PROVIDED MATERIAL start

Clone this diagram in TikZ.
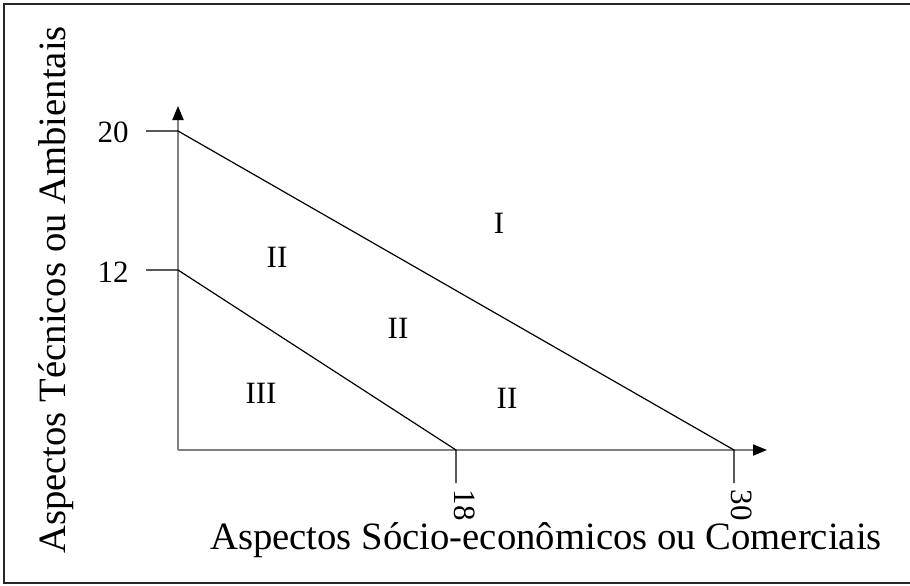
\documentclass[tikz,border=0pt]{standalone}
\usepackage{fontspec}
\setmainfont{Liberation Serif}
\usetikzlibrary{arrows.meta}
\begin{document}
\begin{tikzpicture}[x=1pt,y=-1pt,
  axisline/.style={draw=black!50, line width=2pt, -{Triangle[length=14pt,width=11pt,color=black]}},
  fineline/.style={draw=black, line width=1.2pt},
  num/.style={font=\fontsize{31}{36}\selectfont, inner sep=0pt},
  region/.style={font=\fontsize{31}{36}\selectfont, inner sep=0pt},
  axlabel/.style={font=\fontsize{38.7}{46}\selectfont, inner sep=0pt}]
\useasboundingbox (0,0) rectangle (910,586);
\draw[line width=2pt, draw=black!85] (4,584) -- (4,4) -- (912,4);
\draw[line width=2pt, draw=black!85] (4,583) -- (912,583);
% points
\coordinate (O) at (178,450);
\coordinate (ytop) at (178,106);
\coordinate (xend) at (767,450);
\coordinate (y20) at (178,131);
\coordinate (y12) at (178,270);
\coordinate (t20) at (146,131);
\coordinate (t12) at (146,270);
\coordinate (x18) at (456,450);
\coordinate (x30) at (734,450);
\coordinate (b18) at (456,483);
\coordinate (b30) at (734,483);
% axes
\draw[axisline] (O) -- (ytop);
\draw[axisline] (O) -- (xend);
% ticks and lines
\draw[fineline] (t20) -- (y20) -- (x30) -- (b30);
\draw[fineline] (t12) -- (y12) -- (x18) -- (b18);
% tick labels
\node[num] (n20) at (113,132) {20};
\node[num] (n12) at (113,272) {12};
\node[num, rotate=-90, anchor=north] (n18) at (475,505) {18};
\node[num, rotate=-90, anchor=north] (n30) at (752,505) {30};
% regions
\node[region] (rI) at (499,223) {I};
\node[region] (rII1) at (277,257) {II};
\node[region] (rII2) at (398,328) {II};
\node[region] (rIII) at (261,393) {III};
\node[region] (rII3) at (507,398) {II};
% axis labels
\node[axlabel, anchor=base] (xl) at (546,549) {Aspectos Sócio-econômicos ou Comerciais};
\node[axlabel, rotate=90, anchor=base] (yl) at (65,290) {Aspectos Técnicos ou Ambientais};
\end{tikzpicture}
\end{document}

PROVIDED MATERIAL end

Go through the listing above and quote it exactly, apart from its images.

Clone this diagram in TikZ.
\documentclass[tikz,border=0pt]{standalone}
\usepackage{fontspec}
\setmainfont{Liberation Serif}
\usetikzlibrary{arrows.meta}
\begin{document}
\begin{tikzpicture}[x=1pt,y=-1pt,
  axisline/.style={draw=black!50, line width=2pt, -{Triangle[length=14pt,width=11pt,color=black]}},
  fineline/.style={draw=black, line width=1.2pt},
  num/.style={font=\fontsize{31}{36}\selectfont, inner sep=0pt},
  region/.style={font=\fontsize{31}{36}\selectfont, inner sep=0pt},
  axlabel/.style={font=\fontsize{38.7}{46}\selectfont, inner sep=0pt}]
\useasboundingbox (0,0) rectangle (910,586);
\draw[line width=2pt, draw=black!85] (4,584) -- (4,4) -- (912,4);
\draw[line width=2pt, draw=black!85] (4,583) -- (912,583);
% points
\coordinate (O) at (178,450);
\coordinate (ytop) at (178,106);
\coordinate (xend) at (767,450);
\coordinate (y20) at (178,131);
\coordinate (y12) at (178,270);
\coordinate (t20) at (146,131);
\coordinate (t12) at (146,270);
\coordinate (x18) at (456,450);
\coordinate (x30) at (734,450);
\coordinate (b18) at (456,483);
\coordinate (b30) at (734,483);
% axes
\draw[axisline] (O) -- (ytop);
\draw[axisline] (O) -- (xend);
% ticks and lines
\draw[fineline] (t20) -- (y20) -- (x30) -- (b30);
\draw[fineline] (t12) -- (y12) -- (x18) -- (b18);
% tick labels
\node[num] (n20) at (113,132) {20};
\node[num] (n12) at (113,272) {12};
\node[num, rotate=-90, anchor=north] (n18) at (475,505) {18};
\node[num, rotate=-90, anchor=north] (n30) at (752,505) {30};
% regions
\node[region] (rI) at (499,223) {I};
\node[region] (rII1) at (277,257) {II};
\node[region] (rII2) at (398,328) {II};
\node[region] (rIII) at (261,393) {III};
\node[region] (rII3) at (507,398) {II};
% axis labels
\node[axlabel, anchor=base] (xl) at (546,549) {Aspectos Sócio-econômicos ou Comerciais};
\node[axlabel, rotate=90, anchor=base] (yl) at (65,290) {Aspectos Técnicos ou Ambientais};
\end{tikzpicture}
\end{document}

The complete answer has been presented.